Tuesday, April 15, 2014
Big lippin'
This weekend I had an interesting experience. After eating at five guys Saturday night my bottom lip began to swell and naturally, I began to FREAK OUT. Like who wouldn't if they saw their bottom lip basically swallow their top lip. Oh the struggle. Well after church on Sunday I found myself in an urgent care being treated for some sort of allergic reaction. I don't even know what to but it's been such an embarrassing struggle. I never thought it would be difficult to eat cereal (besides when I had my tonsils out). I felt like such an awkward idiot when I would talk to anyone. I knew they noticed how bad it looked.

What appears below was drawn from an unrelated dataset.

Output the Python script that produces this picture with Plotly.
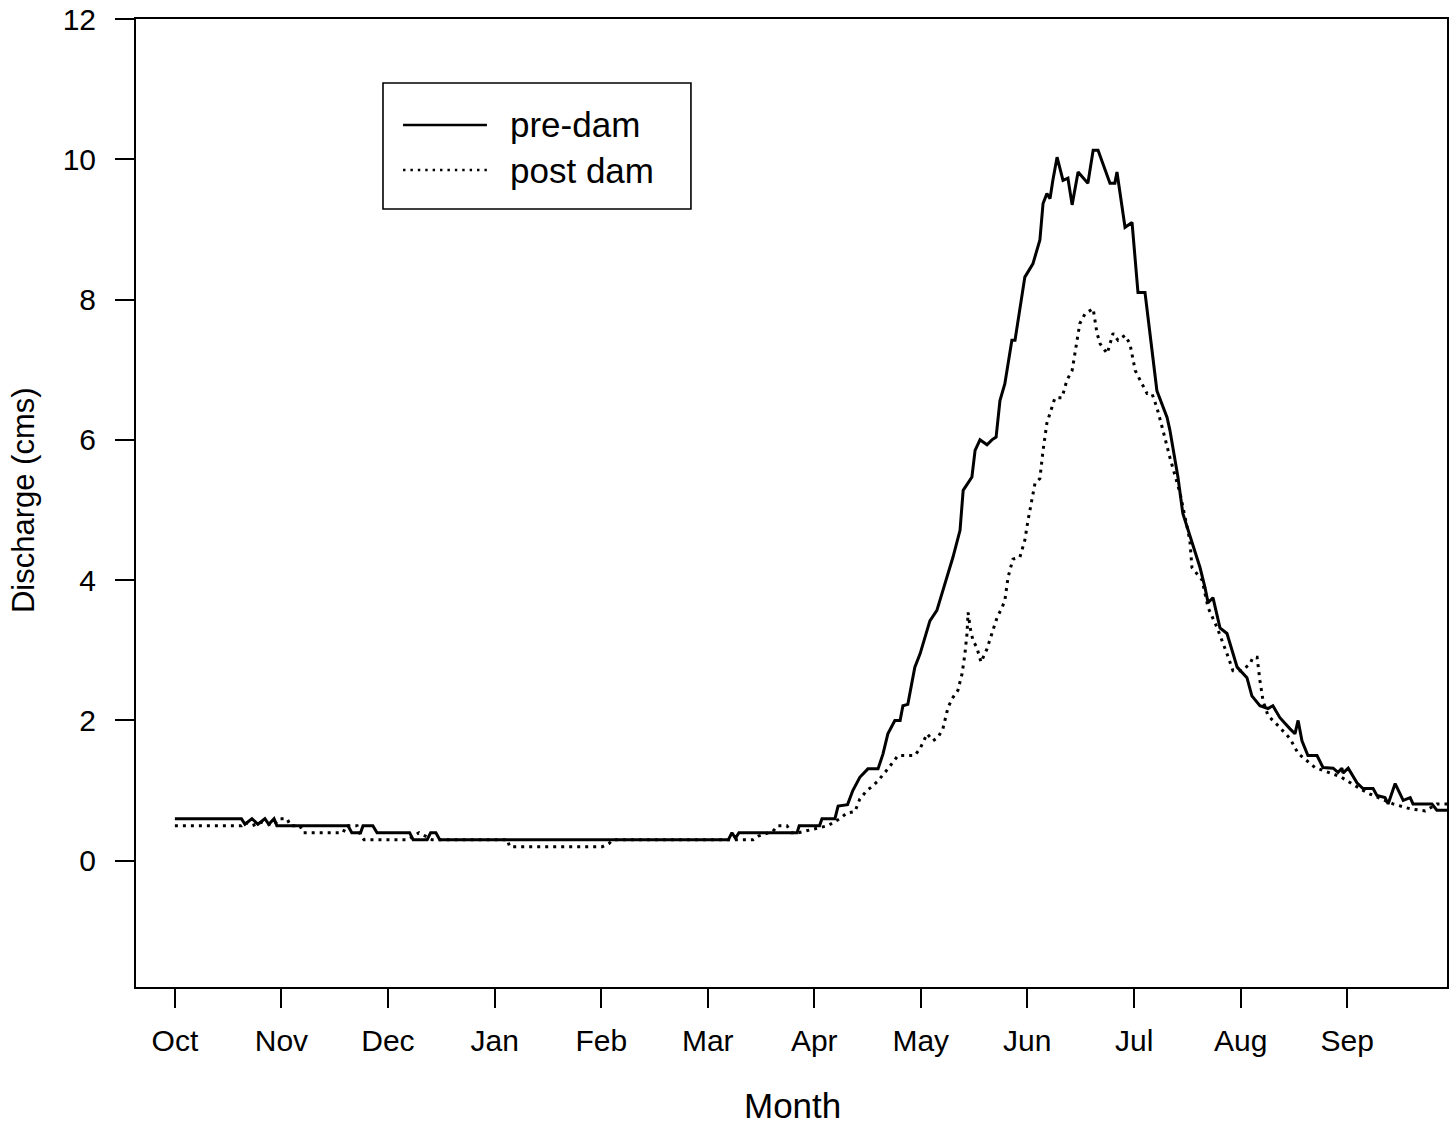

My sweet boyfriend tried to reassure me everything was fine but I still felt like it was terrible. And after he and some friends made Punny lip jokes and compared me to the monster off monsters inc who gets his lips stuck in a vaccuum, I was insanely positive I couldn't be seen by anyone. But luckily I was blessed with an amazing boyfriend that told me countless times that no matter what he thought I was beautiful. But enough of my sappy-ness. Enjoy the picture of me with a swollen lip. Not to mention it's still pretty swollen on Tuesday... The struggle is real
Wednesday, April 9, 2014
When you know, you know.
Have you ever been so sure of something you thought you were going to explode if someone didn't agree with you?! Nothing is more difficult then trying to persuade someone to believe the way you should! But why have to? Shouldn't it all just smoothly go together? Nope. That isn't life. You have to work for what you want. Nothing comes easy if it's worth it. Sometimes it's hard because it requires things that you lack. Like patience, money, time, or strength. Thankfully I was raised to always know to put my trust and my faith in The Lord. It may have taken almost 20 years for me to actually do it, but I did it. Never allow the promptings from Heavenly Father slip away. If you feel it, do it. Don't wait for the right moment. Now all people have to do, once they know what to do, is do all they can to make it happen. Once you have done all you can do, trust that The Lord will bring you through the rest. The struggle is so real sometimes but as long as you believe that Heavenly Father is never going to let you fail, it will make everything easier.
Friday, April 4, 2014
Reality may just be better...
So I'm laying here at almost 3 am and I can't sleep. Ever had those nights where you have so many thoughts in your head that nothing can drown them out? Welcome to the struggle of my night. There are so many loose ends in my life that I feel like I'm just waiting around to finally get an answer to. On the other hand, I feel happier than I've ever felt in my life. Is it possible to be kept awake because you're just too happy to sleep? I just am amazed that my life could really be so wonderful right now. Things are simple and surprisingly that makes me intensely happy. I feel like I've always been trying to make things difficult but this time it feels easy and perfect. Part of me is terrified that all this will end so fast but I'm mostly just too happy to even care. Luckily for me the night before I have to be up early, I can't sleep. Oh the struggle. But there's no way i would change anything about my life. (I never thought I'd ever say or think that!!)